■ Exercise goal: Find how many lines hold the word "with". Give only the number.

■ Stored data:
start
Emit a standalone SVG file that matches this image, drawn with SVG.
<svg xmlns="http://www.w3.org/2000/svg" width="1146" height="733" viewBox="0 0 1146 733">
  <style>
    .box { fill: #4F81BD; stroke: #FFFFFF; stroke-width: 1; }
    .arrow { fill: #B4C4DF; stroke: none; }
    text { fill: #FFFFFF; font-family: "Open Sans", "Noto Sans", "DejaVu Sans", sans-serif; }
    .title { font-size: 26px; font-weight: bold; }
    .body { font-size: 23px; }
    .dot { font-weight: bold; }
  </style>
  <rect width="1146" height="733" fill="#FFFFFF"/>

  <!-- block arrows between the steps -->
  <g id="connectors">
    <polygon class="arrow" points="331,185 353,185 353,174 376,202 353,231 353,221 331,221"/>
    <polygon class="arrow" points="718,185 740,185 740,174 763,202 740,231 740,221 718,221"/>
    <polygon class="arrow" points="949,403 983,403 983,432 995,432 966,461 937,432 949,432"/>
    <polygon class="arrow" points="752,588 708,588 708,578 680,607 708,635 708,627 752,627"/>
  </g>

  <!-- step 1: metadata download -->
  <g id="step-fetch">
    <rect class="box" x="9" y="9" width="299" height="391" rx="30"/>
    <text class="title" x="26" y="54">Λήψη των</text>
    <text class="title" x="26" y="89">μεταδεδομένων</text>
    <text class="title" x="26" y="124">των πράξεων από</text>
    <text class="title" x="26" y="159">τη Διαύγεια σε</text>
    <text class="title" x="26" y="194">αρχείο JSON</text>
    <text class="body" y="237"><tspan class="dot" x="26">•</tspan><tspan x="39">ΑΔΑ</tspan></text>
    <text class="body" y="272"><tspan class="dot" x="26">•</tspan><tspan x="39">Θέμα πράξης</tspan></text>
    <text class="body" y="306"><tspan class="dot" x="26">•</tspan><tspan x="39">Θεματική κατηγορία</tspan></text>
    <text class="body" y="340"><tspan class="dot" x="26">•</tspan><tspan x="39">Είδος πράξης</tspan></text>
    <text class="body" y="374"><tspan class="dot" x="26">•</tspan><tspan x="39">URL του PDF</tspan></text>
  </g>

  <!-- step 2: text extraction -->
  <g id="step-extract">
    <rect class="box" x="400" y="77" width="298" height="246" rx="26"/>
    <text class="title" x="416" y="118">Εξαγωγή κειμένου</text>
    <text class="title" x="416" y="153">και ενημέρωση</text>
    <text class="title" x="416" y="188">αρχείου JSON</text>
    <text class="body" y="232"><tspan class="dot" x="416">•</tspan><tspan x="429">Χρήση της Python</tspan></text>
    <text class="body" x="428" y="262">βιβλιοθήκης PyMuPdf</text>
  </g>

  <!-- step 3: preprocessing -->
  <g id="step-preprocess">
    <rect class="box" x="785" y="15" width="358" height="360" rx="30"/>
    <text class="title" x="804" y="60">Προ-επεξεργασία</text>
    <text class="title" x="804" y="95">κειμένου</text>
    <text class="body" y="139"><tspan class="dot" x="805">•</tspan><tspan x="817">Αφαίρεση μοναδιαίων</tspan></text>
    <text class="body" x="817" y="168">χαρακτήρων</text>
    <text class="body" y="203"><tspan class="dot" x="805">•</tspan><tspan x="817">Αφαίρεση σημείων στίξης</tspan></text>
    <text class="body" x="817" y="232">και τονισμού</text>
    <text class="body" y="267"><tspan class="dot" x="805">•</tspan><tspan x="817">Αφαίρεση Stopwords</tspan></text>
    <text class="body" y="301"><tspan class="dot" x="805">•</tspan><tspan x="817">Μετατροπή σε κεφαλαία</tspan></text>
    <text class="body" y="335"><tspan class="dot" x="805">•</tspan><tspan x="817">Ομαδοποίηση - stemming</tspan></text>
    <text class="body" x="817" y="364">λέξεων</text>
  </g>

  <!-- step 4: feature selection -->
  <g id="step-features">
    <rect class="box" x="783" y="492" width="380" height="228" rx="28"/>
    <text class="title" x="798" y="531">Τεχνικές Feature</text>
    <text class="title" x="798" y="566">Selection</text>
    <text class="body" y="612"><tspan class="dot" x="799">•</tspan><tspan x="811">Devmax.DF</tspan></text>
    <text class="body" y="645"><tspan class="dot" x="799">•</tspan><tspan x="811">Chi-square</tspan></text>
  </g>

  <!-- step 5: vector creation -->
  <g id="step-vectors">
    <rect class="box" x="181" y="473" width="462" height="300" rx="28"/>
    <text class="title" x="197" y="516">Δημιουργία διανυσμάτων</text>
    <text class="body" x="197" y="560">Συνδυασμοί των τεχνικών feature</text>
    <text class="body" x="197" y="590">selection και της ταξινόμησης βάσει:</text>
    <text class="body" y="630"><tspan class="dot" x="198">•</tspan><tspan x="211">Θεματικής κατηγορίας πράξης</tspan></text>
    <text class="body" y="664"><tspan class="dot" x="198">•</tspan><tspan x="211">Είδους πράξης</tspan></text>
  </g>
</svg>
end
start
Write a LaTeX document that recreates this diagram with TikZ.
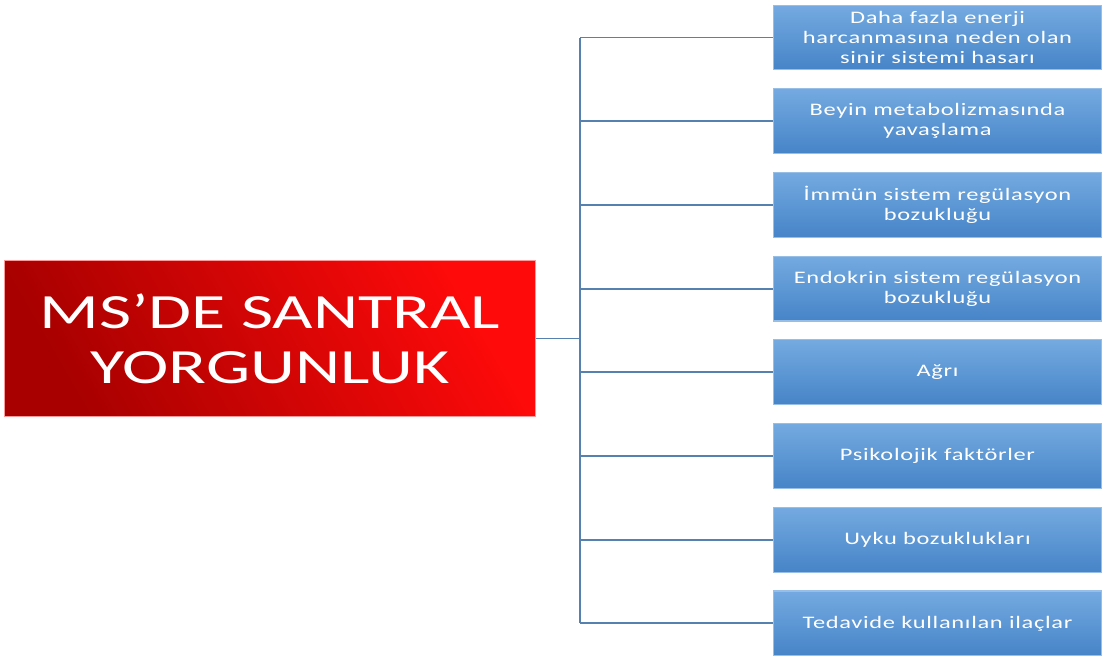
end
■ Response to the exercise: 2